This $950K Corvette C7.R might be a bargain, and here’s why
Even with the C8.R’s spectacular first season on the endurance circuit, we can’t help feeling nostalgic for the monster that was the C7.R. If you’re a dedicated motorsports or Chevrolet collector, and you’re feeling the same way, now might be the perfect time to capture a piece of Corvette racing history. This 2015 C7.R is up for sale, listed by California-based dealer Fantasy Junction. The Vette’s got several major wins to its name and a price tag to match: $950,000. Let’s break down this competition veteran’s track record.
As keen-eyed viewers will spot from the fender badging, the C7.R—like the preceding factory-built C6 Corvette race car—is based on the Z06. The race car’s January 2014 reveal coincided with the C7 Z06’s appearance at the 2014 Detroit auto show. The two share a hydroformed aluminum frame, along with some bodywork and aero components, but the race car did not adopt the 6.2-liter, supercharged and intercooled LT4 V-8 under the production Z06’s hood.
The rules of the TUDOR United SportsCar Championship (which combined the American Le Mans Series and the GRAND-AM Rolex Sports Car Series for the 2014 season) capped displacement for forced-induction cars at 4.0 liters (5.5 liters for naturally aspirated), so Pratt & Miller instead equipped the C7.R with a time-proven, race-prepped and naturally aspirated 5.5-liter Chevy small-block.

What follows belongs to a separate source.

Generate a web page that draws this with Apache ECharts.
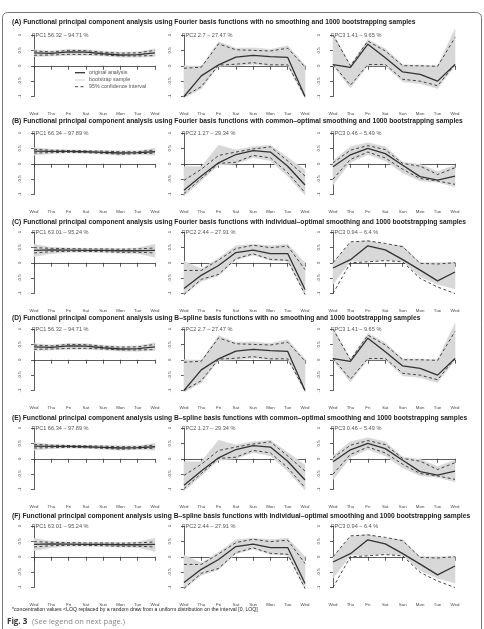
<!DOCTYPE html>
<html>
<head>
<meta charset="utf-8">
<script src="https://cdn.jsdelivr.net/npm/echarts@6/dist/echarts.min.js"></script>
<style>
  html, body { margin: 0; background: #fff; }
  #chart { width: 484px; height: 629px; }
</style>
</head>
<body>
<div id="chart"></div>
<script>
// x 轴：一周（从周三到下一个周三）
const days = ['Wed', 'Thu', 'Fri', 'Sat', 'Sun', 'Mon', 'Tue', 'Wed'];

// Fourier, no smoothing
const a1Est = [0.42, 0.40, 0.45, 0.44, 0.39, 0.35, 0.36, 0.42];
const a1Hi  = [0.48, 0.45, 0.50, 0.49, 0.44, 0.41, 0.42, 0.50];
const a1Lo  = [0.34, 0.35, 0.37, 0.37, 0.35, 0.32, 0.32, 0.33];
const a1Max = [0.52, 0.48, 0.53, 0.52, 0.47, 0.44, 0.45, 0.55];
const a1Min = [0.30, 0.32, 0.34, 0.34, 0.32, 0.28, 0.28, 0.30];

const a2Est = [-1.00, -0.33, 0.03, 0.28, 0.34, 0.30, 0.27, -1.00];
const a2Hi  = [-0.08, -0.05, 0.71, 0.52, 0.50, 0.48, 0.57, -0.04];
const a2Lo  = [-1.00, -0.68, 0.02, 0.05, 0.10, 0.03, 0.03, -1.00];
const a2Max = [0.00, -0.02, 0.78, 0.57, 0.58, 0.53, 0.65, 0.02];
const a2Min = [-1.05, -0.75, -0.02, 0.00, 0.05, 0.00, 0.00, -1.05];

const a3Est = [0.04, -0.05, 0.70, 0.26, -0.20, -0.28, -0.50, 0.04];
const a3Hi  = [1.00, 0.00, 0.80, 0.48, 0.00, 0.00, -0.02, 0.92];
const a3Lo  = [0.04, -0.63, 0.04, 0.04, -0.44, -0.50, -0.65, 0.04];
const a3Max = [1.05, 0.02, 0.85, 0.55, 0.03, 0.02, 0.00, 1.18];
const a3Min = [0.00, -0.72, 0.00, 0.00, -0.52, -0.58, -0.74, 0.00];

// Fourier, common-optimal smoothing
const b1Est = [0.41, 0.40, 0.40, 0.39, 0.37, 0.35, 0.36, 0.39];
const b1Hi  = [0.47, 0.44, 0.43, 0.42, 0.41, 0.39, 0.39, 0.45];
const b1Lo  = [0.35, 0.36, 0.37, 0.36, 0.34, 0.31, 0.33, 0.34];
const b1Max = [0.52, 0.47, 0.45, 0.44, 0.43, 0.42, 0.42, 0.50];
const b1Min = [0.28, 0.33, 0.35, 0.34, 0.31, 0.28, 0.30, 0.28];

const b2Est = [-0.86, -0.40, 0.03, 0.30, 0.43, 0.38, -0.08, -0.69];
const b2Hi  = [-0.54, -0.18, 0.27, 0.38, 0.48, 0.55, 0.09, -0.40];
const b2Lo  = [-0.97, -0.48, 0.01, 0.05, 0.27, 0.19, -0.29, -0.94];
const b2Max = [-0.10, -0.10, 0.60, 0.45, 0.55, 0.60, 0.20, -0.20];
const b2Min = [-1.05, -0.55, -0.05, 0.00, 0.20, 0.10, -0.40, -1.02];

const b3Est = [-0.10, 0.29, 0.50, 0.33, -0.05, -0.42, -0.53, -0.40];
const b3Hi  = [0.03, 0.44, 0.59, 0.46, 0.01, -0.08, -0.35, -0.13];
const b3Lo  = [-0.50, 0.14, 0.38, 0.19, -0.18, -0.48, -0.56, -0.67];
const b3Max = [0.10, 0.55, 0.68, 0.55, 0.05, -0.02, -0.25, -0.05];
const b3Min = [-0.68, 0.05, 0.30, 0.10, -0.30, -0.55, -0.60, -0.75];

// Fourier, individual-optimal smoothing
const c1Est = [0.40, 0.42, 0.41, 0.40, 0.40, 0.39, 0.39, 0.40];
const c1Hi  = [0.49, 0.47, 0.46, 0.45, 0.45, 0.44, 0.45, 0.48];
const c1Lo  = [0.32, 0.36, 0.37, 0.37, 0.36, 0.34, 0.34, 0.32];
const c1Max = [0.60, 0.50, 0.48, 0.47, 0.47, 0.46, 0.48, 0.60];
const c1Min = [0.20, 0.30, 0.34, 0.34, 0.33, 0.31, 0.30, 0.18];

const c2Est = [-0.84, -0.41, -0.09, 0.33, 0.41, 0.30, 0.30, -0.87];
const c2Hi  = [-0.25, -0.25, 0.09, 0.46, 0.57, 0.49, 0.54, -0.22];
const c2Lo  = [-1.03, -0.54, -0.38, 0.13, 0.29, 0.11, 0.08, -1.03];
const c2Max = [0.05, -0.20, 0.15, 0.55, 0.60, 0.55, 0.60, 0.00];
const c2Min = [-1.05, -0.60, -0.42, 0.10, 0.25, 0.08, 0.05, -1.05];

const c3Est = [-0.17, 0.10, 0.55, 0.42, 0.10, -0.24, -0.59, -0.30];
const c3Hi  = [0.00, 0.68, 0.71, 0.63, 0.52, -0.02, -0.04, 0.00];
const c3Lo  = [-1.00, 0.00, 0.03, 0.07, 0.03, -0.51, -0.79, -1.00];
const c3Max = [0.00, 0.65, 0.72, 0.60, 0.55, 0.00, 0.00, 0.02];
const c3Min = [-0.70, 0.05, 0.05, 0.08, 0.05, -0.45, -0.70, -0.85];

const rowTitles = [
  '(A) Functional principal component analysis using Fourier basis functions with no smoothing and 1000 bootstrapping samples',
  '(B) Functional principal component analysis using Fourier basis functions with common–optimal smoothing and 1000 bootstrapping samples',
  '(C) Functional principal component analysis using Fourier basis functions with individual–optimal smoothing and 1000 bootstrapping samples',
  '(D) Functional principal component analysis using B–spline basis functions with no smoothing and 1000 bootstrapping samples',
  '(E) Functional principal component analysis using B–spline basis functions with common–optimal smoothing and 1000 bootstrapping samples',
  '(F) Functional principal component analysis using B–spline basis functions with individual–optimal smoothing and 1000 bootstrapping samples'
];
const noSmoothLabels = ['FPC1 56.32 – 94.71 %', 'FPC2 2.7 – 27.47 %', 'FPC3 1.41 – 9.65 %'];
const commonLabels = ['FPC1 66.34 – 97.89 %', 'FPC2 1.27 – 29.34 %', 'FPC3 0.46 – 5.49 %'];
const indivLabels = ['FPC1 63.01 – 95.24 %', 'FPC2 2.44 – 27.91 %', 'FPC3 0.94 – 6.4 %'];

// B-spline 行和 Fourier 行的曲线几乎一样
const noSmooth = [
  { est: a1Est, hi: a1Hi, lo: a1Lo, max: a1Max, min: a1Min },
  { est: a2Est, hi: a2Hi, lo: a2Lo, max: a2Max, min: a2Min },
  { est: a3Est, hi: a3Hi, lo: a3Lo, max: a3Max, min: a3Min }
];
const commonOpt = [
  { est: b1Est, hi: b1Hi, lo: b1Lo, max: b1Max, min: b1Min },
  { est: b2Est, hi: b2Hi, lo: b2Lo, max: b2Max, min: b2Min },
  { est: b3Est, hi: b3Hi, lo: b3Lo, max: b3Max, min: b3Min }
];
const indivOpt = [
  { est: c1Est, hi: c1Hi, lo: c1Lo, max: c1Max, min: c1Min },
  { est: c2Est, hi: c2Hi, lo: c2Lo, max: c2Max, min: c2Min },
  { est: c3Est, hi: c3Hi, lo: c3Lo, max: c3Max, min: c3Min }
];
const rows = [noSmooth, commonOpt, indivOpt, noSmooth, commonOpt, indivOpt];
const rowLabels = [noSmoothLabels, commonLabels, indivLabels, noSmoothLabels, commonLabels, indivLabels];

// 布局
const rowTop = [35, 133, 232, 329, 428, 526];
const titleY = [22, 121, 222, 318, 418, 516];
const colLeft = [34, 184, 333];
const colRight = [155, 305, 455];
const plotH = 61.5;
const ink = '#333';
const bandColor = '#d8d8d8';
const font = '"Liberation Sans", Arial, sans-serif';

const pts = arr => arr.map((v, i) => [i, v]);

// 灰色带的每一段: [x, min, max, 下一点 min, 下一点 max]
const bandSegs = (mn, mx) => mn.slice(0, -1).map((v, i) => [i, v, mx[i], mn[i + 1], mx[i + 1]]);

function renderBand(params, api) {
  const x = api.value(0);
  const a = api.coord([x, api.value(1)]);
  const b = api.coord([x + 1, api.value(3)]);
  const c = api.coord([x + 1, api.value(4)]);
  const d = api.coord([x, api.value(2)]);
  return {
    type: 'polygon',
    shape: { points: [a, b, c, d] },
    style: { fill: bandColor, stroke: bandColor, lineWidth: 0.6 }
  };
}

const chart = echarts.init(document.getElementById('chart'), null, { renderer: 'canvas' });

const grids = [], xAxes = [], yAxes = [], series = [], graphics = [];

graphics.push({
  type: 'rect', silent: true,
  shape: { x: 2.5, y: 12.5, width: 479, height: 650, r: 5 },
  style: { fill: 'none', stroke: '#777', lineWidth: 1 }
});

rows.forEach((row, r) => {
  graphics.push({
    type: 'text', silent: true,
    style: {
      x: 12, y: titleY[r], text: rowTitles[r],
      fontSize: 6.7, fontWeight: 'bold', fontFamily: font,
      fill: '#222', verticalAlign: 'middle'
    }
  });
  row.forEach((p, c) => {
    const g = grids.length;
    grids.push({
      left: colLeft[c], top: rowTop[r],
      width: colRight[c] - colLeft[c], height: plotH
    });
    xAxes.push({
      gridIndex: g, type: 'value', min: 0, max: 7, interval: 1,
      offset: 3.5,
      axisLine: { lineStyle: { color: ink, width: 0.8 } },
      axisTick: { length: 4, lineStyle: { color: ink, width: 0.8 } },
      axisLabel: { formatter: v => days[v], fontSize: 4.4, color: '#444', margin: 11.5, fontFamily: font },
      splitLine: { show: false }
    });
    yAxes.push({
      gridIndex: g, type: 'value', min: -1, max: 1, interval: 0.5,
      offset: 5,
      axisLine: { show: true, lineStyle: { color: ink, width: 0.8 } },
      axisTick: { show: true, length: 3, lineStyle: { color: ink, width: 0.8 } },
      axisLabel: { rotate: 90, fontSize: 4.4, color: '#444', margin: 7, fontFamily: font },
      splitLine: { show: false }
    });
    // 灰色带：bootstrap 样本的范围
    series.push({
      type: 'custom', xAxisIndex: g, yAxisIndex: g,
      data: bandSegs(p.min, p.max),
      renderItem: renderBand,
      encode: { x: 0, y: [1, 2] },
      silent: true, z: 1
    });
    const base = { xAxisIndex: g, yAxisIndex: g, type: 'line', symbol: 'none', clip: false, silent: true, z: 3 };
    // 95% 置信区间（虚线）
    [p.hi, p.lo].forEach(arr => {
      series.push(Object.assign({}, base, {
        data: pts(arr),
        lineStyle: { color: ink, width: 0.9, type: [3, 2.5] }
      }));
    });
    // 原始分析（实线）
    series.push(Object.assign({}, base, {
      data: pts(p.est),
      lineStyle: { color: '#333', width: 1.3 }
    }));
    graphics.push({
      type: 'text', silent: true,
      style: {
        x: colLeft[c] - 2, y: rowTop[r], text: rowLabels[r][c],
        fontSize: 5.6, fontFamily: font, fill: '#555', verticalAlign: 'middle'
      }
    });
  });
});

// 图例（只在 A 行第一张图里）
const legendItems = [
  { name: 'original analysis', y: 72.7, color: '#333', width: 1.3, dash: null },
  { name: 'bootstrap sample', y: 80, color: '#cfcfcf', width: 1, dash: null },
  { name: '95% confidence interval', y: 86.7, color: ink, width: 0.9, dash: [3, 2.5] }
];
legendItems.forEach(it => {
  graphics.push({
    type: 'line', silent: true,
    shape: { x1: 75, y1: it.y, x2: 85, y2: it.y },
    style: { stroke: it.color, lineWidth: it.width, lineDash: it.dash }
  });
  graphics.push({
    type: 'text', silent: true,
    style: { x: 89, y: it.y, text: it.name, fontSize: 5.4, fontFamily: font, fill: '#555', verticalAlign: 'middle' }
  });
});

graphics.push({
  type: 'text', silent: true,
  style: {
    x: 12, y: 610,
    text: '*concentration values <LOQ replaced by a random draw from a uniform distribution on the interval [0, LOQ]',
    fontSize: 5.2, fontFamily: font, fill: '#222', verticalAlign: 'middle'
  }
});
graphics.push({
  type: 'text', silent: true,
  style: { x: 7, y: 622, text: 'Fig. 3', fontSize: 8, fontWeight: 'bold', fontFamily: '"Open Sans", "Noto Sans", sans-serif', fill: '#333', verticalAlign: 'middle' }
});
graphics.push({
  type: 'text', silent: true,
  style: { x: 32, y: 622, text: '(See legend on next page.)', fontSize: 7.6, fontFamily: '"Open Sans", "Noto Sans", sans-serif', fill: '#888', verticalAlign: 'middle' }
});

chart.setOption({
  animation: false,
  backgroundColor: '#fff',
  grid: grids,
  xAxis: xAxes,
  yAxis: yAxes,
  series: series,
  graphic: graphics
});
</script>
</body>
</html>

Direct injection returned, thanks to its presence on the road-legal Z06’s powerplant, for the first time since 2001.
The C6.R cast a long shadow: in the first half of its race tenure alone, in GT1-spec, it racked up 39 race wins in the ALMS series and three class wins at Le Mans. Under the updated GT2 rules, it notched another 12 wins and a 2011 in-class win at Le Mans. Still, the C7.R, the last of the front-engine racing Corvettes, did the team proud. The platform boasts 17 wins in five seasons and one Le Mans class win (2015).
This particular car bears the no. 3 it wore when roaring to victory at the 2015 Rolex 24 at Daytona and the 2015 Sebring 12 Hours. No. 3 was fielded by a trio of Corvette factory drivers: Antonio García, Ryan Briscoe, and Jan Magnussen. (García remains with the team today and helms the C8.R.) Though it didn’t run at Le Mans in 2015, due to an accident in qualifying, the no. 3 car showed its grit at its first 24 Hours of Le Mans in 2014. That year, Magnussen, García, and Jordan Taylor finished just 30 seconds behind the AF Corse Ferrari for a heartbreaking second-place finish.
On top of its heady competition accomplishments, the C7.R carries the distinction as the final front-engine platform in Corvette racing history. Is $950K a fair asking price?
“It used to be that nothing was worth less than last year’s race car, but those days are long gone,” says John Wiley, Hagerty’s manager of valuation analytics. “On the other hand, almost seven figures for a seven-year-old race car is a lot, but this is not your average used racer. A motorsport veteran with this kind of history doesn’t come cheap. For example, a 1967 Chevrolet Corvette L88, which is considered the winningest L88 of all time, was recently a no-sale at $3.2 million, and that makes this 2014 C7.R look like a bargain.”
Only time will tell whether an enterprising Corvette or motorsports collector will pull the trigger. With any luck, wherever it ends up, this beast will get many chances to roar on a track as Pratt & Miller intended. Perhaps at Laguna Seca, for the 2021 Monterey Motorsports Reunion? The 1983–2016 Masters Endurance Legends class looks like a solid fit.